2. Gislebert held two hides and five eighths under Robert de Stafford.
3. Saric held one hide and a quarter under the King by sergeanty.
4. Hugh held one hide and an eighth in Hidrecote or Nidrecote under the Bishop of Bayeaux.
The two holdings held under Robert de Stafford were at some stage before the end of the 12th Century united to form the Middle Aston manor, which by 1279 also included the holding of Saric. The manor passed into the Brimpton family, from Brimpton in Berkshire who owned the village from the early 13th to late 14th centuries. They never lived in the parish, and a manor house was never attached to the estate. The village was the largest of the three Astons during this period. During the fifteenth century Middle Aston was owned by first the Stokes family and then the Dyneley family.

===Nethercote===
During the Middle Ages there was a small hamlet called Nethercote in the parish of Middle Aston.
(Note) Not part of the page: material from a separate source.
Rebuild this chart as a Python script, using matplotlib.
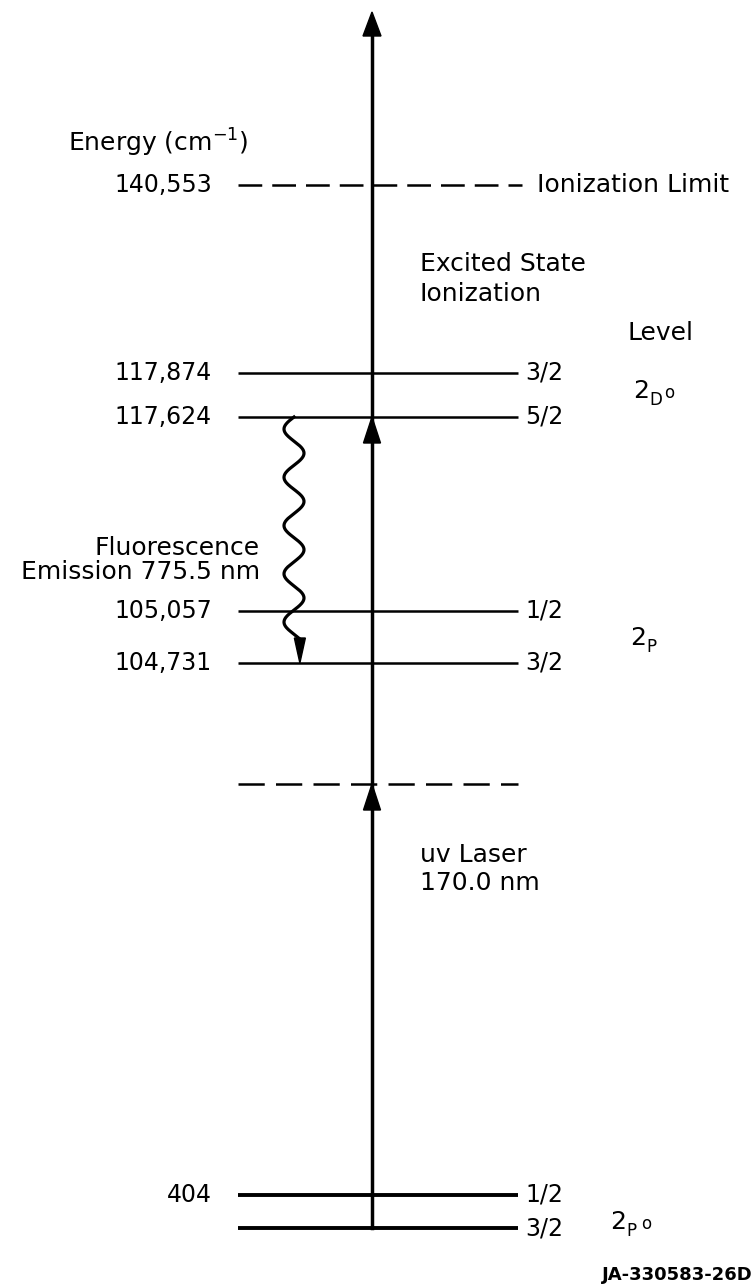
import numpy as np
import matplotlib.pyplot as plt
from matplotlib.patches import Polygon

plt.rcParams['font.family'] = ['DejaVu Sans']

# energy levels (cm^-1) and their J values, top to bottom
level_energy = ['117,874', '117,624', '105,057', '104,731', '404', '']
level_j = ['3/2', '5/2', '1/2', '3/2', '1/2', '3/2']
ion_energy = '140,553'

# term symbols: (multiplicity, letter, parity mark)
term_mult = ['2', '2', '2']
term_letter = ['D', 'P', 'P']
term_parity = ['o', '', 'o']

# diagram is not to scale -> layout rows (pixels from top)
level_row = [373, 417, 611, 663, 1195, 1228]
level_lw = [1.8, 1.8, 1.8, 1.8, 2.8, 2.8]
ion_row = 185
virtual_row = 784
term_row = [391, 638, 1222]
term_x = [633, 630, 610]

X0, X1 = 238, 518      # level line extent
XA = 372               # laser arrow
XW = 294               # fluorescence wave
FS = 17                # numbers
FW = 18                # words

fig = plt.figure(figsize=(7.56, 12.87), dpi=100)
ax = fig.add_axes([0, 0, 1, 1])
ax.set_xlim(0, 756)
ax.set_ylim(1287, 0)
ax.axis('off')


def head(x, tip, up=True, w=17, l=26):
    s = 1 if up else -1
    ax.add_patch(Polygon([[x, tip], [x - w / 2, tip + s * l], [x + w / 2, tip + s * l]],
                         closed=True, color='black', zorder=5))


# solid levels
for y, lab, j, lw in zip(level_row, level_energy, level_j, level_lw):
    ax.plot([X0, X1], [y, y], color='black', lw=lw, solid_capstyle='butt')
    ax.text(212, y, lab, ha='right', va='center', fontsize=FS)
    ax.text(525, y, j, ha='left', va='center', fontsize=FS)

# ionization limit and virtual level (dashed)
ax.plot([X0, X1 + 4], [ion_row, ion_row], color='black', lw=1.8, dashes=(9.5, 4))
ax.text(212, ion_row, ion_energy, ha='right', va='center', fontsize=FS)
ax.text(537, ion_row, 'Ionization Limit', ha='left', va='center', fontsize=FW)
ax.plot([X0, X1], [virtual_row, virtual_row], color='black', lw=1.8, dashes=(10.5, 4.5))

# laser arrow: ground -> virtual -> 5/2 -> continuum
ax.plot([XA, XA], [level_row[-1], 30], color='black', lw=2.5)
head(XA, 12, w=18, l=24)
head(XA, level_row[1])
head(XA, virtual_row)

# fluorescence wavy arrow 117,624 -> 104,731
t = np.linspace(0, 1, 500)
y_top, y_end = level_row[1], level_row[3] - 24
wy = y_top + t * (y_end - y_top)
wx = XW - 10 * np.sin(2 * np.pi * 4.6 * t)
ax.plot(wx, wy, color='black', lw=2.3)
head(wx[-1], level_row[3], up=False, w=11, l=25)

# labels
ax.text(68, 143, 'Energy (cm$^{-1}$)', ha='left', va='center', fontsize=FW)
ax.text(420, 279, 'Excited State\nIonization', ha='left', va='center', fontsize=FW,
        linespacing=1.3)
ax.text(628, 333, 'Level', ha='left', va='center', fontsize=FW)
ax.text(260, 560, 'Fluorescence\nEmission 775.5 nm', ha='right', va='center', fontsize=FW,
        linespacing=0.95, multialignment='right')
ax.text(420, 869, 'uv Laser\n170.0 nm', ha='left', va='center', fontsize=FW,
        linespacing=1.25)

for x, y, m, let, par in zip(term_x, term_row, term_mult, term_letter, term_parity):
    ax.text(x, y, m, ha='left', va='center', fontsize=FW)
    ax.text(x + 16, y + 9, let, ha='left', va='center', fontsize=12)
    if par:
        ax.text(x + 31, y + 2, par, ha='left', va='center', fontsize=12)

ax.text(753, 1275, 'JA-330583-26D', ha='right', va='center', fontsize=13,
        fontweight='bold')

fig.savefig('out.png', dpi=100)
After the Domesday survey it was held as a separate estate. In 1257 it was conveyed by Thomas Buffyn to Chetwode Priory. The hamlet was abandoned during the time of the Black Death. The remaining farm, which was known as the Nethercote Grange, remained in the ownership of the church until the Dissolution of the Monasteries in 1536. It initially passed to the Fermors of Somerton, but by the early 17th century had become part of the Middle Aston manor.